SET PROBLEM
Find, in the records below, the line that contains "Convert this chart" and the line that contains "import seaborn as sns". Copy those two lines and everything between them exactly, but not the pictures.
BEGIN MATERIAL TO PROCESS
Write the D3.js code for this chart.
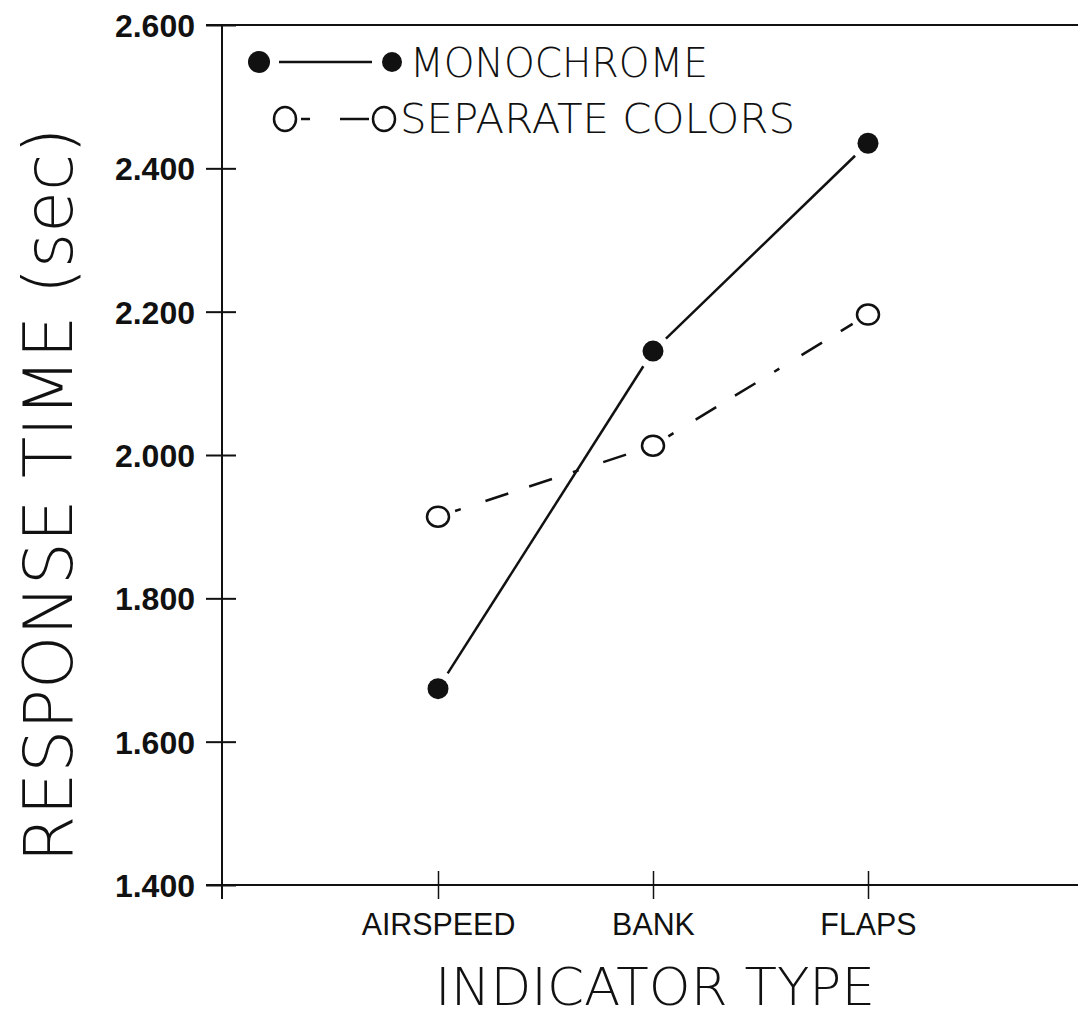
END MATERIAL TO PROCESS
BEGIN MATERIAL TO PROCESS
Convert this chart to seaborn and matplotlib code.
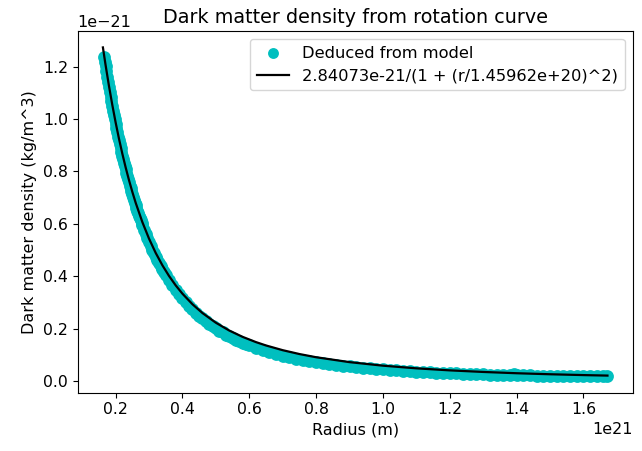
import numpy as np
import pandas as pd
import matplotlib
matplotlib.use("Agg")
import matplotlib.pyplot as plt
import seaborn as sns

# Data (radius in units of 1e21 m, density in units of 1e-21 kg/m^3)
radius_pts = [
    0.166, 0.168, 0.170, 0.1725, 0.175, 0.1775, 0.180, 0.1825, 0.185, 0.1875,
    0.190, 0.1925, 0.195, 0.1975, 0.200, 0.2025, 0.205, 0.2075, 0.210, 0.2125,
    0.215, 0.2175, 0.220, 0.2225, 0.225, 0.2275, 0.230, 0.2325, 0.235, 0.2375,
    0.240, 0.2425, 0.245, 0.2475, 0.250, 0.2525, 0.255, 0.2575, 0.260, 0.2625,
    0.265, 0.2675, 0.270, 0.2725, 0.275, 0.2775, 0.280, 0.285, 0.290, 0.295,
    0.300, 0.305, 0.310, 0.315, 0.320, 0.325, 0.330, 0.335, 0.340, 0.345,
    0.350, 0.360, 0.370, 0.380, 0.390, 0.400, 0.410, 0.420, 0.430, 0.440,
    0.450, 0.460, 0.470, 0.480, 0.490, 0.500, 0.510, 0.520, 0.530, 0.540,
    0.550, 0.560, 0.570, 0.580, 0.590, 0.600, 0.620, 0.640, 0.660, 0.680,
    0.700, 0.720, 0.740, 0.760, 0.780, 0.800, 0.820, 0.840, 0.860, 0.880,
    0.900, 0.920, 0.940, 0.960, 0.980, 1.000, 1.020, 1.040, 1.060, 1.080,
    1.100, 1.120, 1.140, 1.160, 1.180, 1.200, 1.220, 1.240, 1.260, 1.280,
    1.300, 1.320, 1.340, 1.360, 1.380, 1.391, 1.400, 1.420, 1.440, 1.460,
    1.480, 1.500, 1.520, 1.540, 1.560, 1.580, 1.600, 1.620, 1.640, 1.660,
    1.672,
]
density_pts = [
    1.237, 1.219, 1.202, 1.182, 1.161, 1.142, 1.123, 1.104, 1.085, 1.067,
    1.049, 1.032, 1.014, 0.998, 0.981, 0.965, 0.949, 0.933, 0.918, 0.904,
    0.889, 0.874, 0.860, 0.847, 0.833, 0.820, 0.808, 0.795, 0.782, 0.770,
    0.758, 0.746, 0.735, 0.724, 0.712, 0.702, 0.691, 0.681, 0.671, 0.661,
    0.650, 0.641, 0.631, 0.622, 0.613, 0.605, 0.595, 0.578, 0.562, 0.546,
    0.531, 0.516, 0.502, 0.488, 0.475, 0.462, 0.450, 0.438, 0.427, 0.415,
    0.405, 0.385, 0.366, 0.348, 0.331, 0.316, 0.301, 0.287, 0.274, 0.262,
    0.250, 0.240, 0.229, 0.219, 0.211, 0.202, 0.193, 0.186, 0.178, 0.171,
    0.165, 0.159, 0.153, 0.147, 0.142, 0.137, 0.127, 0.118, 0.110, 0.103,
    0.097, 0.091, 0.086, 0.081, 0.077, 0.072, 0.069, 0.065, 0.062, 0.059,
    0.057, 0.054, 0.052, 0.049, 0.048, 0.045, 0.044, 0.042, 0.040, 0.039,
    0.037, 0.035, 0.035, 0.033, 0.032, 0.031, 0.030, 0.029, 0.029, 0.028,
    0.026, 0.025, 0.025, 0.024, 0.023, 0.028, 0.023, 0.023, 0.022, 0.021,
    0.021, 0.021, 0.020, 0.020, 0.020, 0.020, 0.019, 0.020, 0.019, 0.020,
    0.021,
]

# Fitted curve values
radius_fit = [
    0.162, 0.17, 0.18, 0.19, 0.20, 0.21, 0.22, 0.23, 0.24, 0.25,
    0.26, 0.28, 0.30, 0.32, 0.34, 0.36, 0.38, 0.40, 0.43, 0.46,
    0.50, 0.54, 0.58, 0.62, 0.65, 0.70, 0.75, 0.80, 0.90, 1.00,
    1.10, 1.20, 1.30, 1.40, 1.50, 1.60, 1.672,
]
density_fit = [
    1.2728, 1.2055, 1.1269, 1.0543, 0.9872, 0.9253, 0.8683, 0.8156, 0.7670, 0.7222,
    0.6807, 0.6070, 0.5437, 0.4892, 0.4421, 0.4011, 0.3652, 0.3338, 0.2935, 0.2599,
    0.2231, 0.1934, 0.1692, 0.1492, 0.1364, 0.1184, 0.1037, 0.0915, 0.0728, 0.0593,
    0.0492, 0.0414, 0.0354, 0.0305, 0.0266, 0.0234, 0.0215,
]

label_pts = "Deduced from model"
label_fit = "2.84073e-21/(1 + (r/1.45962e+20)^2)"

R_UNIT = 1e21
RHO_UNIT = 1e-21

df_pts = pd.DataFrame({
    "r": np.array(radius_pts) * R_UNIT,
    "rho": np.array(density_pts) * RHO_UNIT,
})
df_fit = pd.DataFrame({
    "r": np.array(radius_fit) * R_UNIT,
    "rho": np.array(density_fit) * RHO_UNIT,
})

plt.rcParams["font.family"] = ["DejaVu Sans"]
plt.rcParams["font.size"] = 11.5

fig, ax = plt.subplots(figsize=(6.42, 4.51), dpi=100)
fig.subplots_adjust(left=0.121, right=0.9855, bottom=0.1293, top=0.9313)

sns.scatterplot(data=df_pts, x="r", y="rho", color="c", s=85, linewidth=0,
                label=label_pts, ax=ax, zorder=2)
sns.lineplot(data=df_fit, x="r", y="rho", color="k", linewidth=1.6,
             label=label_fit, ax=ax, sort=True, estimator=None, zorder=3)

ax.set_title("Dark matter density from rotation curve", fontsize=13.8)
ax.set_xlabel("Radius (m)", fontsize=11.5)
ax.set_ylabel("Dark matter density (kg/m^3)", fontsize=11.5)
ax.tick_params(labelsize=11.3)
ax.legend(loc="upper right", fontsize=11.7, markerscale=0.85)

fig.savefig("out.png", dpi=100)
END MATERIAL TO PROCESS
BEGIN MATERIAL TO PROCESS
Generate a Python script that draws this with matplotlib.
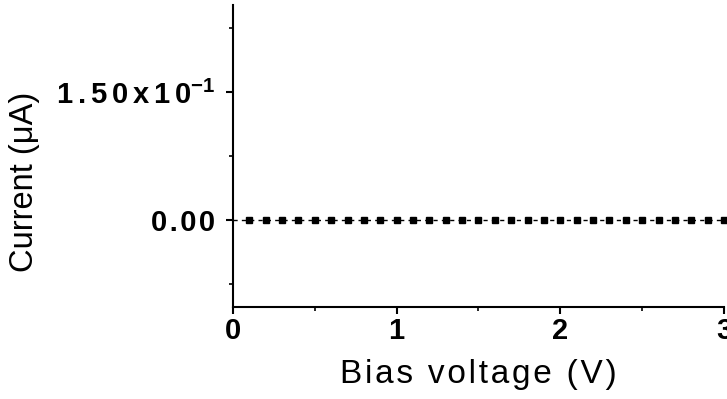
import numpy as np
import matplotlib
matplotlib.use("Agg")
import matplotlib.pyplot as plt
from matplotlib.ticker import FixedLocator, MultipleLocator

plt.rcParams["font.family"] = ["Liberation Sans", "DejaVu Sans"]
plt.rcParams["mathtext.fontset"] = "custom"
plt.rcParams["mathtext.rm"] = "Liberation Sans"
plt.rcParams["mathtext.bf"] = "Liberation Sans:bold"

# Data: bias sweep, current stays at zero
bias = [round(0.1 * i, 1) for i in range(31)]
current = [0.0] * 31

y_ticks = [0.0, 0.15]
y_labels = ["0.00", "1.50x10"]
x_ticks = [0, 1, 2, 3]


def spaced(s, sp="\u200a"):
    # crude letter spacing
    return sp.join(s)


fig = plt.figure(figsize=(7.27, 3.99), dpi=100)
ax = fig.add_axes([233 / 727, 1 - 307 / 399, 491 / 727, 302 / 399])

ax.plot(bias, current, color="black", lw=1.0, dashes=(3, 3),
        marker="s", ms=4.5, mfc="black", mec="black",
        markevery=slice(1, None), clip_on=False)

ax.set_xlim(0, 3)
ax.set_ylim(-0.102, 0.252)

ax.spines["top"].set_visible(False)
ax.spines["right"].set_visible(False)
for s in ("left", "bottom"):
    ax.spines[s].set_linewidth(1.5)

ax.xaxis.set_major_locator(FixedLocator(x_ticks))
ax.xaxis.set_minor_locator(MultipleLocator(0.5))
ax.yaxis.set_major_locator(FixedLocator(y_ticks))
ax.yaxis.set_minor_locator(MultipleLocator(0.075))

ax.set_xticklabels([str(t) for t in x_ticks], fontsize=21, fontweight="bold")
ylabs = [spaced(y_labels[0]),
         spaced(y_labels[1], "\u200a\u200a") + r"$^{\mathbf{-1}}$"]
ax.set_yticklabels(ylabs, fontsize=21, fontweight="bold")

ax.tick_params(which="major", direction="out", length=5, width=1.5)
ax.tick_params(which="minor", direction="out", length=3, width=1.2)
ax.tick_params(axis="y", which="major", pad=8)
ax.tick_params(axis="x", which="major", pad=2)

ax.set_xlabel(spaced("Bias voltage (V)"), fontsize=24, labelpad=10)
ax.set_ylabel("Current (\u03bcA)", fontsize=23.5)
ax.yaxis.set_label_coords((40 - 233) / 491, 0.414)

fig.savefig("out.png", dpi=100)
END MATERIAL TO PROCESS
COMPLETE RESPONSE
Convert this chart to seaborn and matplotlib code.
import numpy as np
import pandas as pd
import matplotlib
matplotlib.use("Agg")
import matplotlib.pyplot as plt
import seaborn as sns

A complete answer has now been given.